Chinese Stocks Soar On Terrible Economic Data; US Futures Levitate; Brent Drops To 6 Month Lows

Following last week's bad news for the economy (terrible ADP private payrolls, confirmed by a miss in the NFP) which also resulted in bad news for the market which suffered its worst week in years, many were focused on how the market would react to the latest battery of terrible economic news out of China which as we observed over the weekend reported abysmal trade data, and the worst plunge in Chinese factory prices in 6 years. We now know: the Shanghai Composite soared by 5%, rising to 3,928 and approaching the key 4000 level because the ongoing economic collapse led Pavlov's dog to believe that much more easing is coming from the country which as we showed last night has literally thrown the kitchen sink at stabilizing the plunge in stocks.

And while China has adopted most US market manipulation practices, it had yet to levitate stocks on Merger hopes: this was just the catalyst in the overnight ramp. As Reuters reported, trading in major shipping stocks, including China Shipping Development, China Shipping Container Lines and China COSCO Holdings, was suspended on Monday pending announcements, adding to speculation they may be merged. It remains to be seen if any news will emerge or if the market regulators merely halted them just to create the illusion of an imminent merger. For now the “news pending” gimmick worked: the SHCOMP closed at the highs with 300 stocks ending at the 10% limit up.

Just to show how desperate China is to draw in mom and pop yet again, the Shanghai Securities News reported on Friday that “close to 300 China funds that oversee more than 1 trillion yuan ($161 billion) are waiting to enter the stock markets at any time” in the latest attempt by state to coax investors back into the market after its recent 25-percent rout. Good luck.

Elsewhere in Asia, Asian equities trade largely firmer despite last Friday's weak close after US NFP missed exp. but was strong enough to keep Sept. viable for Fed rate lift off. Nikkei 225 (+0.1 %) pared losses amid strong earnings from index heavyweight KDDI (+4%), while ASX 200 (+0.3%) was underpinned by strength in financials after big-4 NAB reported a 9% increase in profits. JGB's rose amid tracking gains in UST's coupled with the BoJ also conducting its large JGB purchase program

Stocks in Europe (Euro Stoxx: +0.3%) reside in positive territory this morning, however off their best levels after failing to hold onto initial gains, following the gains over in China which rallied for their biggest gain in a month amid speculation the government will accelerate mergers of state-owned enterprises. Also of note, there has been source reports that a third bailout package for Greece could be decided upon this week if an agreement in principal is reached by Tuesday and voted on in the Greek parliament on Thursday. This has seen upside in Greek banks, which trade among the best performers in Europe.

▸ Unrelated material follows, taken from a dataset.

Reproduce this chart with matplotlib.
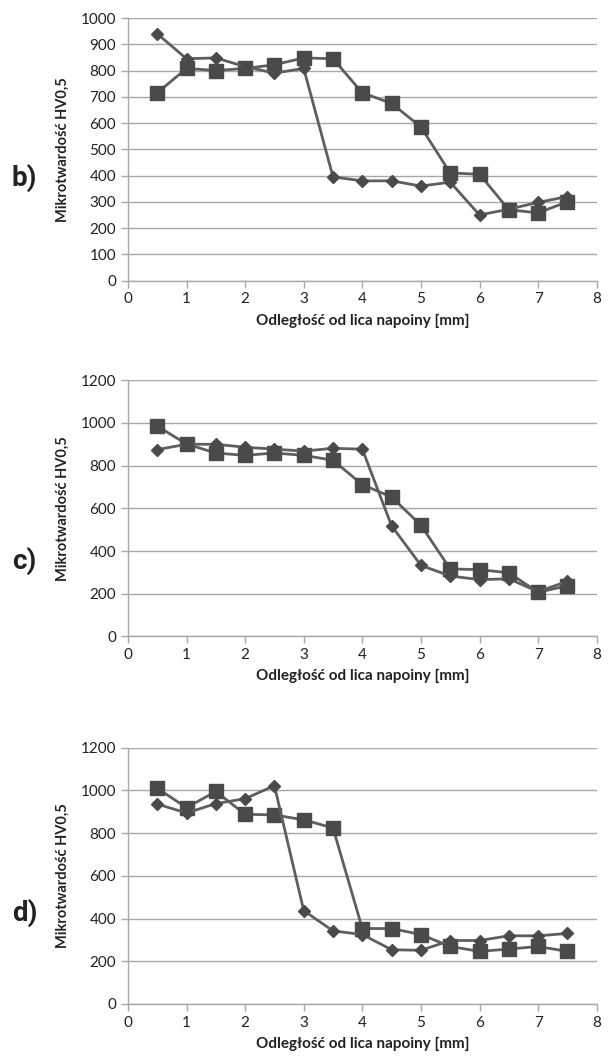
"""Microhardness profiles across the weld overlay, panels b), c), d)."""
import matplotlib.pyplot as plt

# distance from the overlay face [mm]
distance = [0.5, 1, 1.5, 2, 2.5, 3, 3.5, 4, 4.5, 5, 5.5, 6, 6.5, 7, 7.5]

# panel b)
b_diamond = [940, 845, 848, 815, 790, 808, 395, 380, 380, 360, 375, 250, 272, 298, 320]
b_square = [715, 808, 800, 808, 822, 848, 845, 715, 675, 585, 410, 405, 270, 258, 300]

# panel c)
c_diamond = [875, 900, 900, 886, 877, 868, 881, 877, 518, 333, 283, 266, 270, 210, 258]
c_square = [985, 901, 859, 848, 859, 848, 825, 711, 653, 521, 316, 313, 298, 207, 237]

# panel d)
d_diamond = [936, 894, 938, 961, 1022, 437, 342, 325, 254, 251, 297, 297, 319, 319, 330]
d_square = [1010, 919, 995, 888, 885, 862, 824, 353, 353, 325, 269, 246, 257, 269, 246]

panel_labels = ["b)", "c)", "d)"]
y_limits = [1000, 1200, 1200]
y_steps = [100, 200, 200]

XLABEL = "Odległość od lica napoiny [mm]"
YLABEL = "Mikrotwardość HV0,5"
LINE_COLOR = "#5e5e5e"
MARKER_COLOR = "#4a4a4a"
GRID_COLOR = "#a8a8a8"
TICK_FONT = "Lato"

# axes rectangles in figure fraction: left, bottom, width, height
AXES_RECTS = [
    (0.209, 0.735, 0.766, 0.248),
    (0.209, 0.399, 0.766, 0.242),
    (0.209, 0.052, 0.766, 0.242),
]
LETTER_Y = [0.832, 0.470, 0.138]


def draw_panel(fig, rect, diamonds, squares, ymax, ystep, letter, letter_y):
    ax = fig.add_axes(rect)
    ax.plot(distance, squares, color=LINE_COLOR, lw=2.0, marker="s", ms=9.5,
            mfc=MARKER_COLOR, mec=MARKER_COLOR, zorder=3)
    ax.plot(distance, diamonds, color=LINE_COLOR, lw=2.0, marker="D", ms=6,
            mfc=MARKER_COLOR, mec=MARKER_COLOR, zorder=4)

    ax.set_xlim(0, 8)
    ax.set_ylim(0, ymax)
    ax.set_xticks(range(0, 9))
    ax.set_yticks(range(0, ymax + 1, ystep))
    ax.grid(True, axis="y", color=GRID_COLOR, lw=1.0)
    ax.set_axisbelow(True)
    for side in ("top", "right"):
        ax.spines[side].set_visible(False)
    for side in ("left", "bottom"):
        ax.spines[side].set_color(GRID_COLOR)
        ax.spines[side].set_linewidth(1.0)
    ax.tick_params(axis="both", colors=GRID_COLOR, length=5, width=1.0,
                   labelcolor="#222222", labelsize=11)
    for lab in ax.get_xticklabels() + ax.get_yticklabels():
        lab.set_fontfamily(TICK_FONT)

    ax.set_xlabel(XLABEL, fontfamily=TICK_FONT, fontweight="bold",
                  fontsize=11, color="#222222", labelpad=5)
    ax.set_ylabel(YLABEL, fontfamily=TICK_FONT, fontweight="bold",
                  fontsize=10.5, color="#222222", labelpad=8)
    fig.text(0.040, letter_y, letter, fontfamily="Roboto", fontweight="bold",
             fontsize=20, color="#222222", ha="center", va="center")
    return ax


def main() -> None:
    fig = plt.figure(figsize=(6.12, 10.59), dpi=100)
    series = [(b_diamond, b_square), (c_diamond, c_square), (d_diamond, d_square)]
    for (dia, sq), rect, ymax, ystep, letter, ly in zip(
        series, AXES_RECTS, y_limits, y_steps, panel_labels, LETTER_Y
    ):
        draw_panel(fig, rect, dia, sq, ymax, ystep, letter, ly)
    fig.savefig("out.png", dpi=100, facecolor="white")
    plt.close(fig)


if __name__ == "__main__":
    main()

The FTSE-100 index (-0.65%) underperformed, as financials lead the way lower in the wake of reports that UK banks are bracing for a new wave of multibillion payouts linked to PPI, whereas UK materials are also weak after HSBC downgraded global materials to neutral from overweight.

In fixed income markets, Bunds have tracked movements in equities, initially opening lower amid equity strength before paring some of their early losses as equities came off their highs. T-Notes have been dragged lower in line with Bunds during the European morning ahead of the US coming to market with 3s, lOs and 30s for a total offering size of USD 64b1n later in the week.

And while Chinese stocks may have surged on terrible Chinese data, commodities have yet to follow through and earlier today crude oil futures touched multi-month lows after abysmal China trade data hurt sentiment across the commodities markets. Brent was down 19 cents at $48.42 a barrel at 0854 GMT, after touching $48.24 earlier in the session, the lowest in over six months. U.S. crude was down 18 cents at $43.69 after hitting an intraday low of $43.35 in Asian trading. Both benchmarks have been falling for six weeks, hampered by a supply glut.

“The market is more focused on the general Chinese data which is very weak … it seems that economic activity in China continues to slow down,” said Carsten Fritsch, an oil analyst at Commerzbank in Frankfurt.

“That is weighing on oil prices regardless of the fact that oil imports were very strong.”

As a result, the energy complex heads into the US session flat on the day in line with gold prices, which posted its 7th consecutive weekly loss on Friday, with marginal gains seen amid volatility in riskier assets on uncertainty regarding the timing of a Fed rate hike post-NFP. Copper prices are marginally lower following more weak data from China, which showed exports and imports declined larger than expected, while iron ore prices were also lower coinciding with weak rebar prices falling to 2% week lows.